I have never to my knowledge received a legitimate death threat that warranted FBI involvement. I don’t really know truly and personally what it feels like to treated as a second-class person. However, I have for my entire adult life known and supported female friends, who have struggled with body image issues, eating disorders, and wage gaps. I have seen the aftermath of sexual harassment, assault, and rape. I have on occasion called out male friends for making derogatory comments. I have made amateurish attempts to coach these female friends out of depression or in less severe cases through the anxiety induced by unnecessary social pressures at school and work.
I am, as best as I understand the word, a male feminist. I want a world where women don’t need to wake up an hour earlier in the morning get their hair and make up just right before going to work. I want a world where sexual violence is never blamed on the victim, or better yet it isn’t a default concern of half the population. I want to live in a country where a politician’s credentials, record, and character are their key to success – not their race, gender (identity), sex(-ual orientation), or other physical features.
In order to achieve this in my lifetime (or at least in the lifetime of my unborn grandchildren), we need to truly and fundamentally shift how society approaches these issues. We need not just one change agent, but many of them operating in earnest at all levels of society, business, and government.

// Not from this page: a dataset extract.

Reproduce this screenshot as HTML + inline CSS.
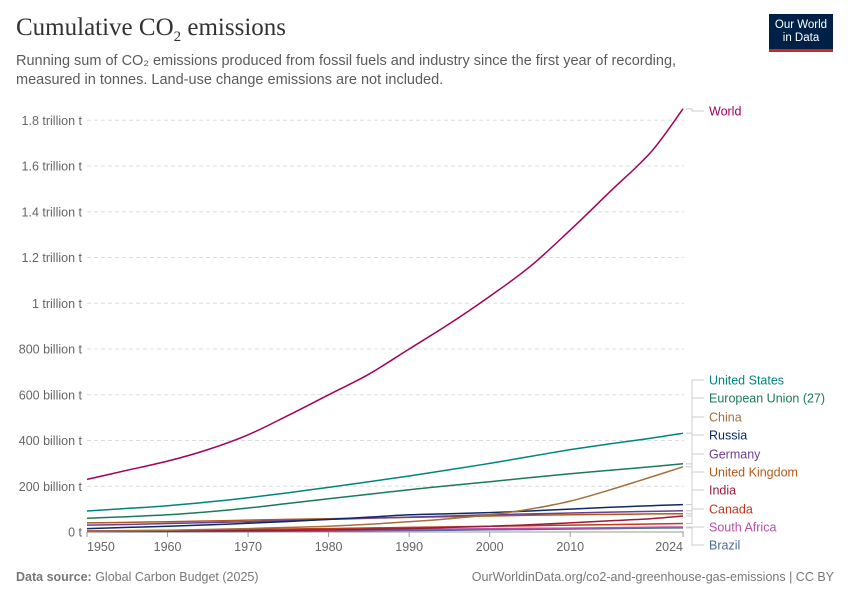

It is with this understanding that I am growing continually frustrated with my many female/feminist friends, who are continually posting/sharing articles supporting Hillary as a true change agent, based on her credentials as a woman. (Or conversely, that Bernie is not the right choice for feminists - or any of the other many gender-related permutations of this conversation.) If Hillary had been born as Herman (and chose to remain as Herman as a gender identity), would you still admire her (or in this case his) credentials?
In one of the many articles considering where a feminist should stand on the Bernie or Hillary question, Lauren Besser poses/answers the questions:
“Are the sins of our institutions so terrible? Yes. Are those sins more terrible when committed by a woman? Seems so.”
I think she and other feminists (of any gender) would be better off asking themselves, “Do you want to change the system? Or do you want to have merely appeared to change the system?”
I would also suggest that these questions could also apply to many other issues, not the least of which being climate change, which all things being status quo means women should expect to be disproportionately impacted for generations to come.